A resolution for the end of the world

A resolution for the end of the world

Some reflections on the new year.

Photo by Cru Camara


Not a lot of people know this, but 2018 marked a century since the end of World War 1 — a monumentally bloody conflict that, having claimed between 50 and 100 million deaths worldwide, was described at the time, perhaps naively, as “the war to end all wars.” Happy anniversary.

To commemorate, The Atlantic released a series of photographs documenting the current state of old WW1 battlegrounds, most of these spaces covered in a pall of indifferent grass. An observation post for the British artillery sits obsolete in the middle of a tranquil field. Moss coats the walls of an abandoned bunker. A stand of barbed wire coils around a twig in the obliterated village of Bezonvaux, France: the remains of a human conflict, grown over, made beautiful by the absence of human beings.

The Intergovernmental Panel on Climate Change released a report on the ongoing phenomenon of global warming — if greenhouse gas emissions continue at their current rate and the world’s temperature rises another 1.5°C by even half a degree, then in roughly 12 years, humanity will see greater catastrophes such as: more floods and droughts, increased forest fires, the death of half the insect population, and the total annihilation of our corals.

Visualize today’s disasters, amped up to their worst possible forms by the year 2030 — an image so paralyzing, the inevitability of it actually seems unreal. Imagine: I will be 37 by the time the earth decides it is done with my complacency. At the mercy of an actual deadline, great minds beg the world’s governments and businesses to stave off the apocalypse.

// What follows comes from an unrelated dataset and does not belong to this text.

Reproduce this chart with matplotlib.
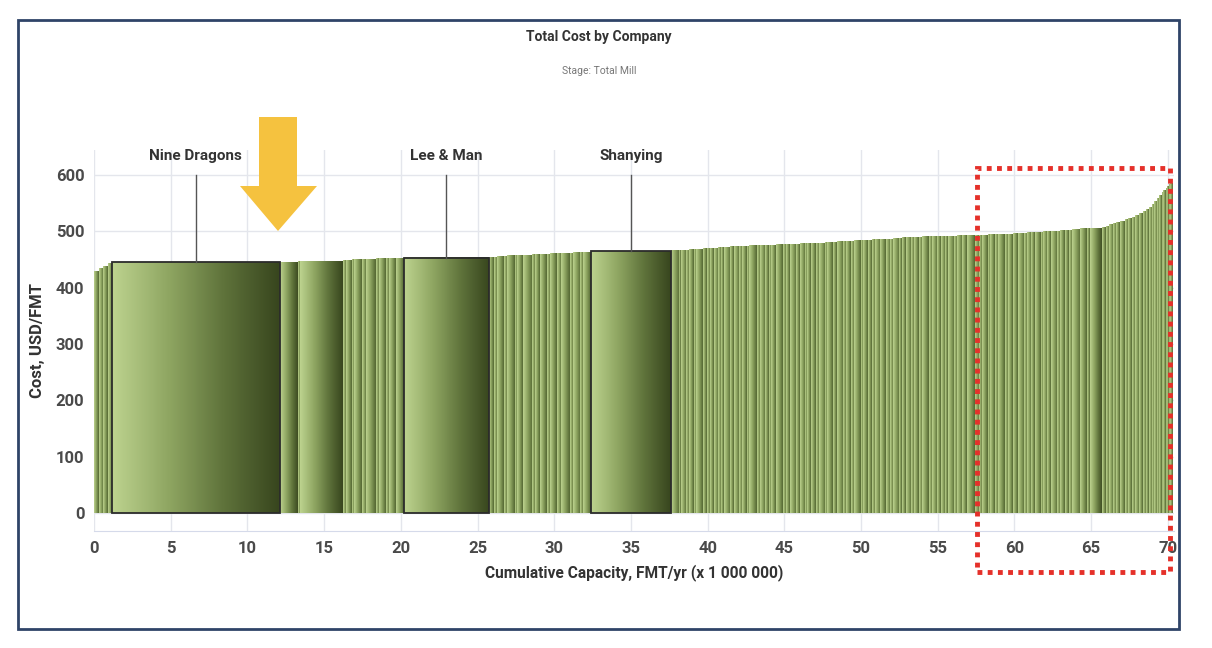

Both of these issues are stories that I didn’t get to react to in an editorial sense, but they left a mark on 2018. One thing most people don’t understand about online content creation is how merciless the pace can be — so much sh*t happens all the time, faster than I or anybody on this team can process.

Our team spent last Saturday afternoon in a meeting, scoping the year out for possible stories and, by extension, imagining the things we can control. These plans will eventually be derailed, when the president says something so catastrophically stupid it starts a war, or when another musician gets outed as a rapist, or even when one of us starts to leave for greener career pastures. And in each scenario, we will have to respond in some way. We cannot afford not to respond.

A negative emotion is useless unless it’s converted to some kind of fuel, so I spent a lot of the year reading. In her book The Mushroom at the End of the World, Anna Tsing explores the possibility of building hope on top of the remains of destruction, examining sites of possibility in a capitalist, environmentally precarious world through the lens of the matsutake mushroom — a commodity fungus that tends to thrive in sites of ecological disrepair. She writes, “If we end the story with decay, we abandon all hope — or turn our attention to other sites of promise and ruin, promise and ruin,” encouraging us to imagine the ways we can make the most of our current situation of labor and resource scarcity.

The late anti-capitalist philosopher Mark Fisher, however, offers a bleaker thought: “It is easier to imagine an end to the world than an end to capitalism.” I think of friends who would rather die than cry power. Not because they want to, but because it can’t be helped.

I don’t know; I don’t know. I guess I say this because one half of my heart says that the most sensible, even divine thing to do would be to survive, live and dream. But the other half of my heart succumbs.

Funnily enough, Marie Kondo says, “Tidying is the act of confronting yourself; cleaning is the act of confronting nature.” So there’s that. Effective panacea, for now.

It is Dec. 23 as I write this. Drawing closer to the brink of another exhausting year, I am entitled to think about the end of the world.

The New Year’s resolution is an invention, only in so far as it is a special name, dependent on occasion, that we give to the natural human impulse to try and regain our momentum, or equilibrium. When the fireworks go off and fracture with noise and light the void of a pitch black sky bleeding into a new year, suddenly you have nothing to look at except yourself, and everything you were and are and wish you could become. Sensing the end of a year in which you could have become whole but did not, you say to yourself it will be different this time around.

So you look at the previous year, and all that has grown over what you built. And what is everything you went through but an abandoned battlefield, strewn with the obsolete relics of what used to hurt you? Isn’t it something to be proud of, that your greatest accomplishment of 2019 is keeping your sanity and staying alive?

And isn’t it a borderline miracle that you get to try again? That you managed to tear up the black night with noise and light before it could claim you? The answers are already there. But it’s only good form, I think, to begin and end with questions.